The particles shown here were once part of a tiny chunk of foam which was dislodged from the muppet Beaker’s nose by an errant fly fishing lure. The errant lure was cast by a drug addled puppeteer who rather than paying attention to the task at hand was instead gawking at the soundtrack album artwork for John Lennon’s Imagine, on which the cover caricature’s hair was being swept back by a hallucinatory wind.
On Halloween night, 1986, a teenage boy attended a party dressed as the cartoon singer Jem. The party was held at a run down discotheque called Synergy off of the Jersey Turnpike and the main attraction, other than the peppermint schnapps and eyedropper full of acid he’d smuggled in, was the special “Frankie Goes to Hollywood” laser light show. The particles seen here were once part of his retina.
The particles in the event pictured here were once contained in a dollop of antibacterial ointment. The ointment had been applied to the bandages of a burn victim, who, on his way home from an auction where he’d purchased the original umbrella used by Julie Andrews in Marry Poppins, got caught in a heavy downpour. Unable to resist the temptation, he opened the Marry Poppins umbrella which was promptly turned inside out by a gust of wind and blown, with him still grasping it covetously, into a downed power line.
In 1983, in a lovely furnished basement in suburban Ohio, a ritual was preformed by three teenagers hoping to become members of the local chapter of the Church of Satan. The ritual called for the following ingredients to be combined in a silver chalice: the veins of Nicolai Tesla’s left nut, the spinal fluid of a seasoned Deadhead, a crumpled Old Testament page containing the verse Exodus 3:2, and an electric currant from a car battery. The particles in the event seen here were scooped into bags by the local volunteer fire department.
One of the protons pictured here was at some point contained in the tiny section of black ink which described the shape of Charlie Brown’s famously anemic tree on the Betamax sleeve of A Charlie Brown Christmas. Coincidentally the other protons were contained in the sleeve of the VHS version.
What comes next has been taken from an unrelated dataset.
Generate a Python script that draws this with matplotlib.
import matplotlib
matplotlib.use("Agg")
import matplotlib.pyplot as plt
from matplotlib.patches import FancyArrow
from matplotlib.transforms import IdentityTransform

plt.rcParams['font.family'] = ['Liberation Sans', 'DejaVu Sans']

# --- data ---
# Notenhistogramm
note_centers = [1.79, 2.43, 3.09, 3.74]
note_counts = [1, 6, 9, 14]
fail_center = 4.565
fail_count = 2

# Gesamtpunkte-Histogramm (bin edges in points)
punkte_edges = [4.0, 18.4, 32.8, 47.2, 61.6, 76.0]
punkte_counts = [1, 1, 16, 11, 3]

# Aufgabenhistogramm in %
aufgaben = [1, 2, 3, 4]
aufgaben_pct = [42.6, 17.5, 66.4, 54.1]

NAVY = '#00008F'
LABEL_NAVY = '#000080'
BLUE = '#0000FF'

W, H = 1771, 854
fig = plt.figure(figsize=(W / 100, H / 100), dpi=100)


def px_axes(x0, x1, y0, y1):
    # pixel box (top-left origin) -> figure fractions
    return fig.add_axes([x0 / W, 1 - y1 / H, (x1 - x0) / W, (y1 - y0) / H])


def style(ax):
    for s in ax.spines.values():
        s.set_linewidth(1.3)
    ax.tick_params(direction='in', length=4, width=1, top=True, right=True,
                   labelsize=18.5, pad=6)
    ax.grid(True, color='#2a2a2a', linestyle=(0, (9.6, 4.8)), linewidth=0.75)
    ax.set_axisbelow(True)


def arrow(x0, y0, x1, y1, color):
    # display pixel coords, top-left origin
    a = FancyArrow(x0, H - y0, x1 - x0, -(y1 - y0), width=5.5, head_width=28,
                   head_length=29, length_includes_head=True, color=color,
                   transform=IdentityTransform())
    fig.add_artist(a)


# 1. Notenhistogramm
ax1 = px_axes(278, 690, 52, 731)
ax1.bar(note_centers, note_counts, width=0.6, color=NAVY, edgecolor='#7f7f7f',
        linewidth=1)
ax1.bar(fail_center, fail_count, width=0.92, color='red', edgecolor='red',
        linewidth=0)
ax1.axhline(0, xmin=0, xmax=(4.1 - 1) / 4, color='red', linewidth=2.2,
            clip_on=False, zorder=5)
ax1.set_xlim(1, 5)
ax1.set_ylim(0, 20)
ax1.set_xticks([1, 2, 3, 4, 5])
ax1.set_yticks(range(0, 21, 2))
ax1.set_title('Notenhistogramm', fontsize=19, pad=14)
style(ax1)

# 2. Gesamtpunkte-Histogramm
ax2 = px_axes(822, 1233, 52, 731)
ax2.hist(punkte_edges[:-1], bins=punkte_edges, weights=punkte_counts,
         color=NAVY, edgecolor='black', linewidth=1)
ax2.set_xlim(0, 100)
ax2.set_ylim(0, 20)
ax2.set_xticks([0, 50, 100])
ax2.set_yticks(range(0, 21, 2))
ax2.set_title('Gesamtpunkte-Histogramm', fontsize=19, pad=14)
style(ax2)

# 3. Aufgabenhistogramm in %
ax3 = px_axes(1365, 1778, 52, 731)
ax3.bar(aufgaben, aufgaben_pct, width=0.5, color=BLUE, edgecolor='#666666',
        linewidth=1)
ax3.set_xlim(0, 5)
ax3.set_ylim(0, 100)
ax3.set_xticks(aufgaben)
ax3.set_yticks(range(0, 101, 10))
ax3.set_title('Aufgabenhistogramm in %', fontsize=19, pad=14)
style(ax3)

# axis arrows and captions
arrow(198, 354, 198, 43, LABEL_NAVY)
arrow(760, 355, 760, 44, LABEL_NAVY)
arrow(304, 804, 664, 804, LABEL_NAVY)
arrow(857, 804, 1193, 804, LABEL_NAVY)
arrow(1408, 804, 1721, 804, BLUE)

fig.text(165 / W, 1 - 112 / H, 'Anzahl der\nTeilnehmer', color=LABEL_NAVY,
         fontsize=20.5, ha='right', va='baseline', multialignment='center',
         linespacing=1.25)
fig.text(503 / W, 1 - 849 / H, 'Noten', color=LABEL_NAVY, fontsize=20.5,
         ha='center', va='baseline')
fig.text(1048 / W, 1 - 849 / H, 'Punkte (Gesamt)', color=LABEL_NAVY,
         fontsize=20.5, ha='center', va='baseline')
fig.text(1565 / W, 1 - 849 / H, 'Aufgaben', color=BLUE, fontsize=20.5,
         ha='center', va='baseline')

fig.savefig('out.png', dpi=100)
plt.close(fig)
Left: The particles pictured here were once contained in a bit of paper pulp, which was itself once part of a crumpled and cast aside first draft of an attempted reworking of the famous Hitchcock profile logo for the television show The New Alfred Hitchcock Presents. Right: The electrons here once existed in a scab on Stevie Ray Vaughn’s fingertip.
After having their minds altered by a mysterious 5-dimensional being calling himself The Fuse, the Green Lantern and Iron Man were training their energy beams on one another in a forced battle to the death. At exactly the moment their beams were about to cross (an act whose explosive force would have decimated the entire city) an unfortunate daddy long-legs spider, set adrift on cluster of windborne dandelion seeds, came between them, inadvertently braking The Fuse’s hold and saving the city. The particles pictured in this image once took up residence in the braincells I would have used to formulate an idea for this paragraph, had I not destroyed them one afternoon in 1987 sniffing super-glue.
The particles here were at one point part of a microscopic shaving from Joan Miró‘s palette knife. The shaving was chipped loose during an altercation at a cocktail party in which he, and a young Ralph Steadman, engaged in a gentleman’s duel (palette knife vs. rapidograph) over the issue of which was a nobler creature, the squid or the sailfish.
Amongst the birds there is a legend, chirped to hatchlings at night, about a bloodthirsty and merciless Buttonquail whose nest was lined with a thousand bird legs, torn violently from the bodies of a thousand naughty chicks. The particles pictured here were not from said Buttonquail, but from the nest of a disturbed parrot named Lugo who could only be sexually excited when perching on the carcass of a dead stickbug.
“If atoms could speak, what a tale they would tell.” Indeed.